[Begin Supplied entries]
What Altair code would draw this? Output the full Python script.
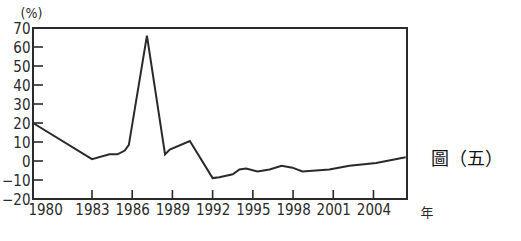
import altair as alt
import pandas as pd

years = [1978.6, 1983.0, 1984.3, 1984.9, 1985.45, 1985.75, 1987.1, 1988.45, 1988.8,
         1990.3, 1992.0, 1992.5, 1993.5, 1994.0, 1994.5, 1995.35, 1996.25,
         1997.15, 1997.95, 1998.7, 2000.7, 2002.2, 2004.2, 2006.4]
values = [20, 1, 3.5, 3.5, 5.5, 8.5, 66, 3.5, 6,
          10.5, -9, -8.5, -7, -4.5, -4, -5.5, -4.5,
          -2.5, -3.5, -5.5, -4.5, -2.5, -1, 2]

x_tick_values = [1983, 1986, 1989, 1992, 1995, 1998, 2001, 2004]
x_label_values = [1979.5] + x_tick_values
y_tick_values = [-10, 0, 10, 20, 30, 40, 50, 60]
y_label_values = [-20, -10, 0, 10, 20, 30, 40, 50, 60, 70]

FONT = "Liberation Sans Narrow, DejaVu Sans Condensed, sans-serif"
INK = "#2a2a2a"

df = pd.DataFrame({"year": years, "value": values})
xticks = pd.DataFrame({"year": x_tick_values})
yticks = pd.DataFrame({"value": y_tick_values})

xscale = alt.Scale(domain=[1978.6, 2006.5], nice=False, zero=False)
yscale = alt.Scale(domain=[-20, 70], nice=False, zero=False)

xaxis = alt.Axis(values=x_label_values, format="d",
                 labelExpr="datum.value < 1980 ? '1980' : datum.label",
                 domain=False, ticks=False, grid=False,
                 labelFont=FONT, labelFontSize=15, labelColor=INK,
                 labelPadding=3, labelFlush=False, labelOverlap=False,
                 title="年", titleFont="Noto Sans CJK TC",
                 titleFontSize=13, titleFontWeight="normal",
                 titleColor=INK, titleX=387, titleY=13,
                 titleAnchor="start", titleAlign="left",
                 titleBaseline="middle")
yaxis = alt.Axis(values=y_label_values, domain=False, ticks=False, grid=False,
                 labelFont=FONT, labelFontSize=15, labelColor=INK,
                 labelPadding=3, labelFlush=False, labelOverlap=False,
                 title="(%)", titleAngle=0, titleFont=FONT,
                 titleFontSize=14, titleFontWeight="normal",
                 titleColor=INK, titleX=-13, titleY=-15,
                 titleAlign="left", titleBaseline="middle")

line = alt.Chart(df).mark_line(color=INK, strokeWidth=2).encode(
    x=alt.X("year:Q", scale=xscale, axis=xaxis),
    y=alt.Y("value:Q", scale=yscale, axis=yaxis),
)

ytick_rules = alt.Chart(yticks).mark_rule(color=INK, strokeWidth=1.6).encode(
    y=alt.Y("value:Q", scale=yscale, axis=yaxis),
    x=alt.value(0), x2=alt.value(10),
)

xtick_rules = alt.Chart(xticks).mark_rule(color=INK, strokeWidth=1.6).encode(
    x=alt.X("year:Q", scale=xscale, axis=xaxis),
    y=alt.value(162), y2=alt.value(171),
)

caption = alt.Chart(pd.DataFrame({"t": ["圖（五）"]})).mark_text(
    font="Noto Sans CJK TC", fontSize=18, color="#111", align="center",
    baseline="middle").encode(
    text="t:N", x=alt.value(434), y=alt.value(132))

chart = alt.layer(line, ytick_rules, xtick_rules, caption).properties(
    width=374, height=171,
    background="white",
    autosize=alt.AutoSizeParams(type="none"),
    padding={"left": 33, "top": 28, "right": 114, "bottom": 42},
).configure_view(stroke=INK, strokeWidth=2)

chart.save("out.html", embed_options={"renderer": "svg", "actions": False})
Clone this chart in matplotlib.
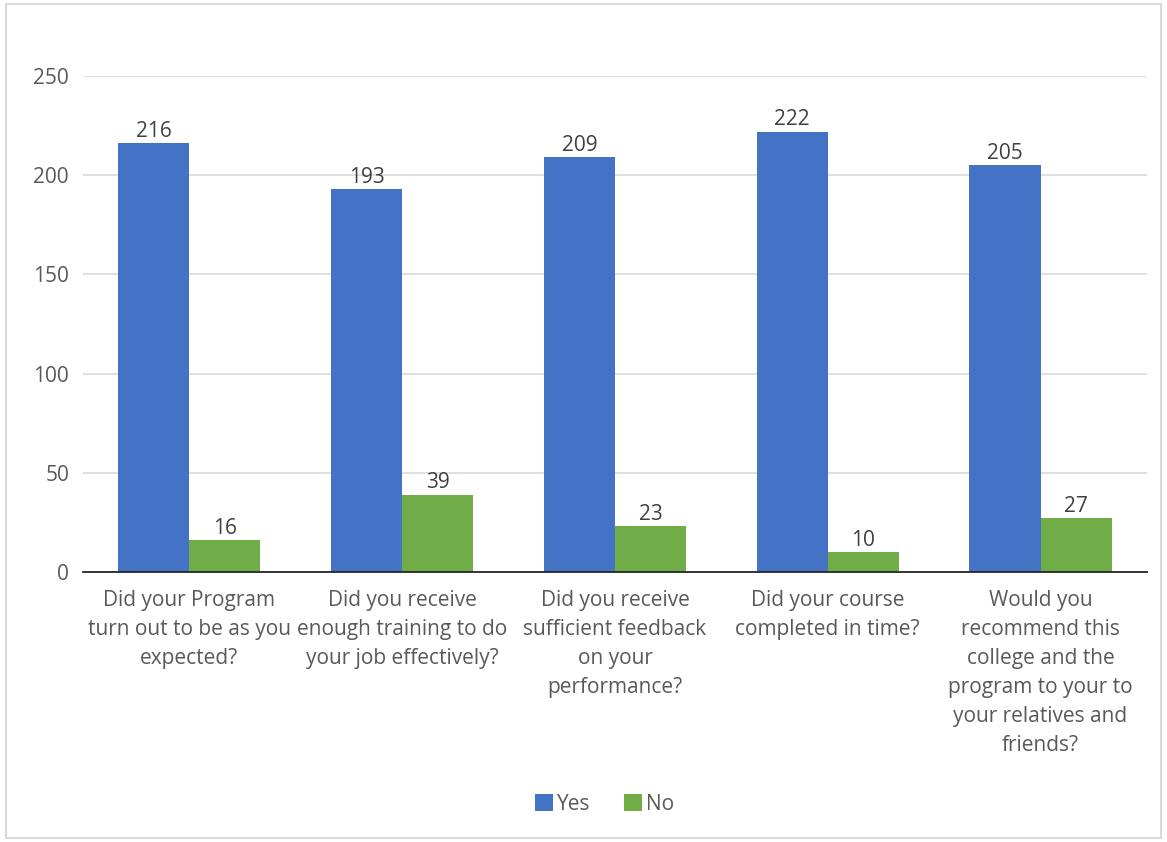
[End Supplied entries]
■ Stated exercise
Give every record back exactly as it reads, with no images.

■ Full output
What Altair code would draw this? Output the full Python script.
import altair as alt
import pandas as pd

years = [1978.6, 1983.0, 1984.3, 1984.9, 1985.45, 1985.75, 1987.1, 1988.45, 1988.8,
         1990.3, 1992.0, 1992.5, 1993.5, 1994.0, 1994.5, 1995.35, 1996.25,
         1997.15, 1997.95, 1998.7, 2000.7, 2002.2, 2004.2, 2006.4]
values = [20, 1, 3.5, 3.5, 5.5, 8.5, 66, 3.5, 6,
          10.5, -9, -8.5, -7, -4.5, -4, -5.5, -4.5,
          -2.5, -3.5, -5.5, -4.5, -2.5, -1, 2]

x_tick_values = [1983, 1986, 1989, 1992, 1995, 1998, 2001, 2004]
x_label_values = [1979.5] + x_tick_values
y_tick_values = [-10, 0, 10, 20, 30, 40, 50, 60]
y_label_values = [-20, -10, 0, 10, 20, 30, 40, 50, 60, 70]

FONT = "Liberation Sans Narrow, DejaVu Sans Condensed, sans-serif"
INK = "#2a2a2a"

df = pd.DataFrame({"year": years, "value": values})
xticks = pd.DataFrame({"year": x_tick_values})
yticks = pd.DataFrame({"value": y_tick_values})

xscale = alt.Scale(domain=[1978.6, 2006.5], nice=False, zero=False)
yscale = alt.Scale(domain=[-20, 70], nice=False, zero=False)

xaxis = alt.Axis(values=x_label_values, format="d",
                 labelExpr="datum.value < 1980 ? '1980' : datum.label",
                 domain=False, ticks=False, grid=False,
                 labelFont=FONT, labelFontSize=15, labelColor=INK,
                 labelPadding=3, labelFlush=False, labelOverlap=False,
                 title="年", titleFont="Noto Sans CJK TC",
                 titleFontSize=13, titleFontWeight="normal",
                 titleColor=INK, titleX=387, titleY=13,
                 titleAnchor="start", titleAlign="left",
                 titleBaseline="middle")
yaxis = alt.Axis(values=y_label_values, domain=False, ticks=False, grid=False,
                 labelFont=FONT, labelFontSize=15, labelColor=INK,
                 labelPadding=3, labelFlush=False, labelOverlap=False,
                 title="(%)", titleAngle=0, titleFont=FONT,
                 titleFontSize=14, titleFontWeight="normal",
                 titleColor=INK, titleX=-13, titleY=-15,
                 titleAlign="left", titleBaseline="middle")

line = alt.Chart(df).mark_line(color=INK, strokeWidth=2).encode(
    x=alt.X("year:Q", scale=xscale, axis=xaxis),
    y=alt.Y("value:Q", scale=yscale, axis=yaxis),
)

ytick_rules = alt.Chart(yticks).mark_rule(color=INK, strokeWidth=1.6).encode(
    y=alt.Y("value:Q", scale=yscale, axis=yaxis),
    x=alt.value(0), x2=alt.value(10),
)

xtick_rules = alt.Chart(xticks).mark_rule(color=INK, strokeWidth=1.6).encode(
    x=alt.X("year:Q", scale=xscale, axis=xaxis),
    y=alt.value(162), y2=alt.value(171),
)

caption = alt.Chart(pd.DataFrame({"t": ["圖（五）"]})).mark_text(
    font="Noto Sans CJK TC", fontSize=18, color="#111", align="center",
    baseline="middle").encode(
    text="t:N", x=alt.value(434), y=alt.value(132))

chart = alt.layer(line, ytick_rules, xtick_rules, caption).properties(
    width=374, height=171,
    background="white",
    autosize=alt.AutoSizeParams(type="none"),
    padding={"left": 33, "top": 28, "right": 114, "bottom": 42},
).configure_view(stroke=INK, strokeWidth=2)

chart.save("out.html", embed_options={"renderer": "svg", "actions": False})
Clone this chart in matplotlib.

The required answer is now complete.